--- Material ---

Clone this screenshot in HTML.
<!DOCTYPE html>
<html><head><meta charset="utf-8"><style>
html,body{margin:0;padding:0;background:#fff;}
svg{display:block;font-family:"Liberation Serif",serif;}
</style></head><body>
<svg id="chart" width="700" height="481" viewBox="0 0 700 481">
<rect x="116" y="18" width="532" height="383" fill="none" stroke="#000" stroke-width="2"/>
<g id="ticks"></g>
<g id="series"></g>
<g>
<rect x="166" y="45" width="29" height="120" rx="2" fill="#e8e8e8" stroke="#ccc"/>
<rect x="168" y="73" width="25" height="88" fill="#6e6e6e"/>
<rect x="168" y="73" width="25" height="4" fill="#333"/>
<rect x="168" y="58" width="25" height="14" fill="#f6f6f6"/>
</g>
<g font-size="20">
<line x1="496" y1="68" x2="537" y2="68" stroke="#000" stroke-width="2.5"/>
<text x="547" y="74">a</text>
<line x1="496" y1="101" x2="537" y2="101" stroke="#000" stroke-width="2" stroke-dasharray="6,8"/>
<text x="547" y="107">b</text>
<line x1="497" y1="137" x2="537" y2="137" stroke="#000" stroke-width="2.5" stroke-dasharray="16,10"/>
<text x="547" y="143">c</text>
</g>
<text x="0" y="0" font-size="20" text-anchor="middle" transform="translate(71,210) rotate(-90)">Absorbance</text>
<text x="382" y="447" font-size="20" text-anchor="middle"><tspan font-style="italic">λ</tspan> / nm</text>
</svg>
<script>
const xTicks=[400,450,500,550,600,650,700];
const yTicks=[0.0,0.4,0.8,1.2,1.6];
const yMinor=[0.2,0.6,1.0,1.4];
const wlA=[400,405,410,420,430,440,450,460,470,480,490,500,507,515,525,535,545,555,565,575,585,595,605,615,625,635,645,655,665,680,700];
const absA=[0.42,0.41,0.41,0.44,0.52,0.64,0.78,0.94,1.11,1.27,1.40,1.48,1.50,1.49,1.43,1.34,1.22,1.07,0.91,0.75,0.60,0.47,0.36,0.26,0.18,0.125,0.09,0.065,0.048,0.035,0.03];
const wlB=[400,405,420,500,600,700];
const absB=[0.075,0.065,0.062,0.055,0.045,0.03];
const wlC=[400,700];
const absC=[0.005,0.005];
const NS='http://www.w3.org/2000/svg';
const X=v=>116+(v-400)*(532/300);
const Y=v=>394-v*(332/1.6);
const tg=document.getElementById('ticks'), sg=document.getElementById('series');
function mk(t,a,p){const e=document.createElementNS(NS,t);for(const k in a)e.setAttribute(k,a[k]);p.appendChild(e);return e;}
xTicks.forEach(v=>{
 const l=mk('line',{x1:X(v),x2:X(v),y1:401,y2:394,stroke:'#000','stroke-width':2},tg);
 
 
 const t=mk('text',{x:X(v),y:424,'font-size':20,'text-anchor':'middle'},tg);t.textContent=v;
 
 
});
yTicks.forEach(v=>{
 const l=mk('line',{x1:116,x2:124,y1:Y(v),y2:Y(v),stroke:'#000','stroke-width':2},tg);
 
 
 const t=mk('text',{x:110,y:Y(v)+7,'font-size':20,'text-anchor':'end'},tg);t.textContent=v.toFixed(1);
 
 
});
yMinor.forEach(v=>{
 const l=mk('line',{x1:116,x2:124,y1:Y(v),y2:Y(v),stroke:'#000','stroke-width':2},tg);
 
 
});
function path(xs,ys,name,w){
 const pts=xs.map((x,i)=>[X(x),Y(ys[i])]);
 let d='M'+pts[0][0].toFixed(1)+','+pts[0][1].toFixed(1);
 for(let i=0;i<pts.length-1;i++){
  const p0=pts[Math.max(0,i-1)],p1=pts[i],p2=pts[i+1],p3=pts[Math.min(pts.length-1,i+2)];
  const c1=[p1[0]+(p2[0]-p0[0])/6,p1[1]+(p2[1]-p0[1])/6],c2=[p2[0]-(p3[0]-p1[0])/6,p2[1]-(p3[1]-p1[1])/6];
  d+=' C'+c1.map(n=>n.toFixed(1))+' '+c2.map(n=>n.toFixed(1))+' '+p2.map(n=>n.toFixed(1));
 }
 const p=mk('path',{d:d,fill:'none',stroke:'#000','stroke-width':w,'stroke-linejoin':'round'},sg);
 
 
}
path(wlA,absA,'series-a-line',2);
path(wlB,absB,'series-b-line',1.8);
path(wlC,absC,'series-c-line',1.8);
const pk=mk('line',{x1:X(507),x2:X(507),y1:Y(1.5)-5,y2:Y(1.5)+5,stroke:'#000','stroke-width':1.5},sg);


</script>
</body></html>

---
--- Material ---

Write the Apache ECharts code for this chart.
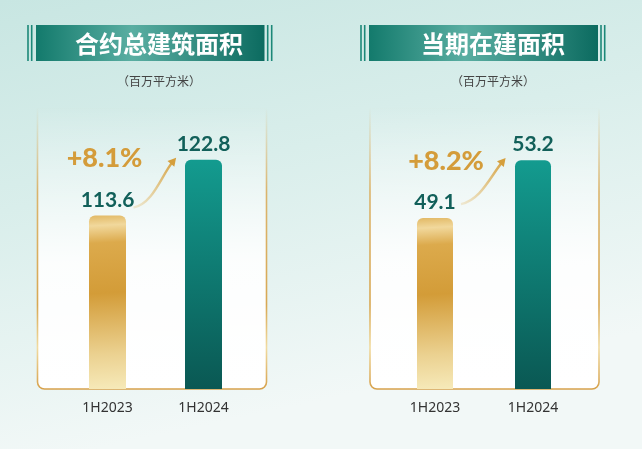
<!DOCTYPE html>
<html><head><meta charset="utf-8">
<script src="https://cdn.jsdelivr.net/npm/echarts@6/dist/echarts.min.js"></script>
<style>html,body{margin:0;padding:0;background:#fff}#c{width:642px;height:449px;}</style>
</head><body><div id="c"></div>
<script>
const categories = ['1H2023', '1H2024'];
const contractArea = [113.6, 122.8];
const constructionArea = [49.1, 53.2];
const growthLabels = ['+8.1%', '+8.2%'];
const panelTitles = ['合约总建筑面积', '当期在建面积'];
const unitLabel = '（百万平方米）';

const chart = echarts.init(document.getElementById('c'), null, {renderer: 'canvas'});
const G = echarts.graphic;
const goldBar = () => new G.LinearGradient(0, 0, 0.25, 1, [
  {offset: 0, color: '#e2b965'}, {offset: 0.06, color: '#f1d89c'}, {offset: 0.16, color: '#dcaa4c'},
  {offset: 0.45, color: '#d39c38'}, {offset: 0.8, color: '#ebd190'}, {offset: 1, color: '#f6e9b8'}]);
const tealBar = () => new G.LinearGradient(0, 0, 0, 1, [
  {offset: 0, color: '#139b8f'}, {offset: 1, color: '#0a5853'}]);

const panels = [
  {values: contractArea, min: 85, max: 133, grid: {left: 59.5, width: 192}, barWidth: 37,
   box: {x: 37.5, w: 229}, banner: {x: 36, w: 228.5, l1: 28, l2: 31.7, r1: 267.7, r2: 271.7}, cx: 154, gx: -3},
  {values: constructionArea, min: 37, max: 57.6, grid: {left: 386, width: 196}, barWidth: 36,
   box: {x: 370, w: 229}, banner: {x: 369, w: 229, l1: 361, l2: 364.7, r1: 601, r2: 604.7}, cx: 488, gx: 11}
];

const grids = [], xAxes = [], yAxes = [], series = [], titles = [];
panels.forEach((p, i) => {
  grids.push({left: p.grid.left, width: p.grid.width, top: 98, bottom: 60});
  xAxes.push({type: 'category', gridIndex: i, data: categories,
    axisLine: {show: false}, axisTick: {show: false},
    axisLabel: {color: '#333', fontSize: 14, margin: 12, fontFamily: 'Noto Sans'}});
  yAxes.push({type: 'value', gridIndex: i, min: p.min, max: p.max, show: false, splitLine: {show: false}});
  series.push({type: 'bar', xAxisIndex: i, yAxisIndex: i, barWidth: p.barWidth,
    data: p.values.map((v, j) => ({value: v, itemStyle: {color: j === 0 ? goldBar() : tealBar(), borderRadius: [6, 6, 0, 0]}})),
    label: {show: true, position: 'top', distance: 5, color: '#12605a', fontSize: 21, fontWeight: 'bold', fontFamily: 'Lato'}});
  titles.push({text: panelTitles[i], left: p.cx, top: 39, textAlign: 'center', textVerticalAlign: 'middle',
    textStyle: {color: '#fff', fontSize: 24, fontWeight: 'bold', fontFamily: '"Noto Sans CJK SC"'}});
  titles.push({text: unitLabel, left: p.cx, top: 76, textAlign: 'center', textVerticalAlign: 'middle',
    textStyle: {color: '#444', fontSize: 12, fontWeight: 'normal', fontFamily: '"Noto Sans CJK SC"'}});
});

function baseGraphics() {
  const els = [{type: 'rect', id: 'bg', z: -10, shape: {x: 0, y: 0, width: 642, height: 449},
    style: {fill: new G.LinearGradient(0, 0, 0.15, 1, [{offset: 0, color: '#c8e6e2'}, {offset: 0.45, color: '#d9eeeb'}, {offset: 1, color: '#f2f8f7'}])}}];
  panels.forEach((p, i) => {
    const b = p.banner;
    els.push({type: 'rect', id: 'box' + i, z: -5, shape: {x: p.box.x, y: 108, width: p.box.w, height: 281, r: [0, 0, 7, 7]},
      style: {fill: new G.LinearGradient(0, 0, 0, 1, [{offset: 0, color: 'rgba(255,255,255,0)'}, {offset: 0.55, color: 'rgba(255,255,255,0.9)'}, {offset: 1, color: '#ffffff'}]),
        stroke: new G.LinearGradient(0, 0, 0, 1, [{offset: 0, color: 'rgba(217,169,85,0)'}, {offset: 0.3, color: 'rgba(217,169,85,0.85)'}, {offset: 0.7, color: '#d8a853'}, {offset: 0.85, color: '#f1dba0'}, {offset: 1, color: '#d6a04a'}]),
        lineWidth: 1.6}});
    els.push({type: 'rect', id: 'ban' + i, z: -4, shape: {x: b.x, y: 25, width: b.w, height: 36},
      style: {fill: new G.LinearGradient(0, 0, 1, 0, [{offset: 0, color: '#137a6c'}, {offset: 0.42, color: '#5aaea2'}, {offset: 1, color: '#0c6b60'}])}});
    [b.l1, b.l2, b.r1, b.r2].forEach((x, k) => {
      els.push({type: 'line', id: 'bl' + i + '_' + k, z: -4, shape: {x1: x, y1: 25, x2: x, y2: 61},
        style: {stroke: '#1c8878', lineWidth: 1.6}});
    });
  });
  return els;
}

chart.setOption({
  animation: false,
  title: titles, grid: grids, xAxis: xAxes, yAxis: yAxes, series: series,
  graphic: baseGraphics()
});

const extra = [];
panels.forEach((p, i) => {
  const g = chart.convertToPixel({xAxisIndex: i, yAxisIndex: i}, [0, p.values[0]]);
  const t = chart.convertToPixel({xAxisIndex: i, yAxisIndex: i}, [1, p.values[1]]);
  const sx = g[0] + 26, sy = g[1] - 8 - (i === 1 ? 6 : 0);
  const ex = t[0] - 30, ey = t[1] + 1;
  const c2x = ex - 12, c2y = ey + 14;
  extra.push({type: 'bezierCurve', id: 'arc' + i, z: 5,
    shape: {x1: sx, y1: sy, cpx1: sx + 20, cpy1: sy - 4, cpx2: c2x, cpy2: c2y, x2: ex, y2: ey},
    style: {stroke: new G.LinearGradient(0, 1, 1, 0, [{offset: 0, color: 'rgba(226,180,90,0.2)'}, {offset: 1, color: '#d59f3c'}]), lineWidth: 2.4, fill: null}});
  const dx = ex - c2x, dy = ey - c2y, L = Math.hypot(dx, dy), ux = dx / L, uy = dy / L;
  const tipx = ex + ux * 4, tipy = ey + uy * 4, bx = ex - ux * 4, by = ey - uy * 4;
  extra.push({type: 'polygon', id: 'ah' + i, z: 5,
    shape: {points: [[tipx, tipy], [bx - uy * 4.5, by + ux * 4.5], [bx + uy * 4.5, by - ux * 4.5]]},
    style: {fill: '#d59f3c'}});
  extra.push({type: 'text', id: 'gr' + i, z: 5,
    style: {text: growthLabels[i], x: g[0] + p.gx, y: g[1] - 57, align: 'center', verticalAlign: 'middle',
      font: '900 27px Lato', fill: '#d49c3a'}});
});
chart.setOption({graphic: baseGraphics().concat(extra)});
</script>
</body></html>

---
--- Material ---

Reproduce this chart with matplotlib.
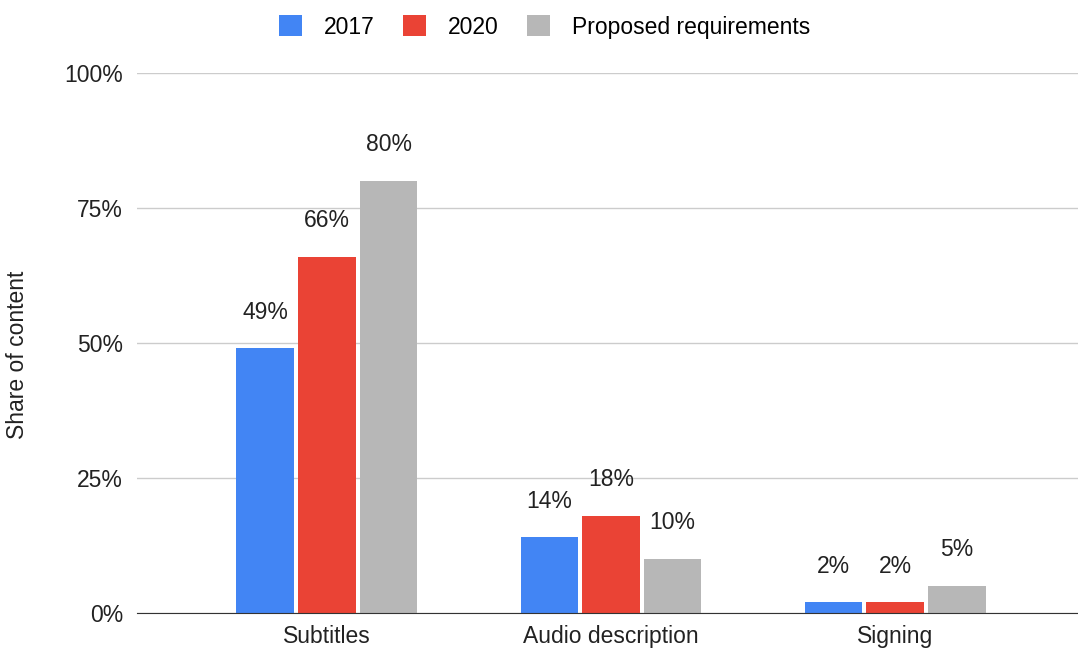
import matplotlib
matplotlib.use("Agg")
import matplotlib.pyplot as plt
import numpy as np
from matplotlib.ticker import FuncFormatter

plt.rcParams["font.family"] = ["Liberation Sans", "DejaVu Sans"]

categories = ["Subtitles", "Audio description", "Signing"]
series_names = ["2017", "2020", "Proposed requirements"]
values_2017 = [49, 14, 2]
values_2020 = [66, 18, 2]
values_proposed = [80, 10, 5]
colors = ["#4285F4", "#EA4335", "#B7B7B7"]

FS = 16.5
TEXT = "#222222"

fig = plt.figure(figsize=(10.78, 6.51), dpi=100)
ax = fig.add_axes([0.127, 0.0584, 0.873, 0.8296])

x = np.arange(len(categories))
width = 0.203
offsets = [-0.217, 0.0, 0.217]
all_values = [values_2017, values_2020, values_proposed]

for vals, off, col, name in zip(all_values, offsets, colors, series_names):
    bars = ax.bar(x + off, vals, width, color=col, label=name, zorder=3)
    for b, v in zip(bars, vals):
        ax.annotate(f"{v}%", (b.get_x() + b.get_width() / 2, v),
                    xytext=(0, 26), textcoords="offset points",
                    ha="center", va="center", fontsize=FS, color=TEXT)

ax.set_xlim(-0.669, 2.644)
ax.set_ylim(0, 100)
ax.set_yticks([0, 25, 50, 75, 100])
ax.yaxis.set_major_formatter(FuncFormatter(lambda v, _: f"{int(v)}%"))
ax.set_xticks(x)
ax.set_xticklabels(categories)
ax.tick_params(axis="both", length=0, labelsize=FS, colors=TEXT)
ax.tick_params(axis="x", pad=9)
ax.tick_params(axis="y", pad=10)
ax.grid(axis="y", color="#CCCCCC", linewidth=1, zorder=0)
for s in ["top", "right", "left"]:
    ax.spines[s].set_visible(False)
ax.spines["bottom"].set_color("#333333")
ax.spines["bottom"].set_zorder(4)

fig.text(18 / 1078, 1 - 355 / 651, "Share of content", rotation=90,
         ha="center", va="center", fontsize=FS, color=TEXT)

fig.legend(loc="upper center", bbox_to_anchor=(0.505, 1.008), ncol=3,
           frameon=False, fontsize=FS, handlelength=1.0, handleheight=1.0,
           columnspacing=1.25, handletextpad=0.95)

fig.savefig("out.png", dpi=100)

---

Task directions: Look through the entries and find each line that has the string "matplotlib". Copy those lines.

Worked answer:
Reproduce this chart with matplotlib.
import matplotlib
matplotlib.use("Agg")
import matplotlib.pyplot as plt
from matplotlib.ticker import FuncFormatter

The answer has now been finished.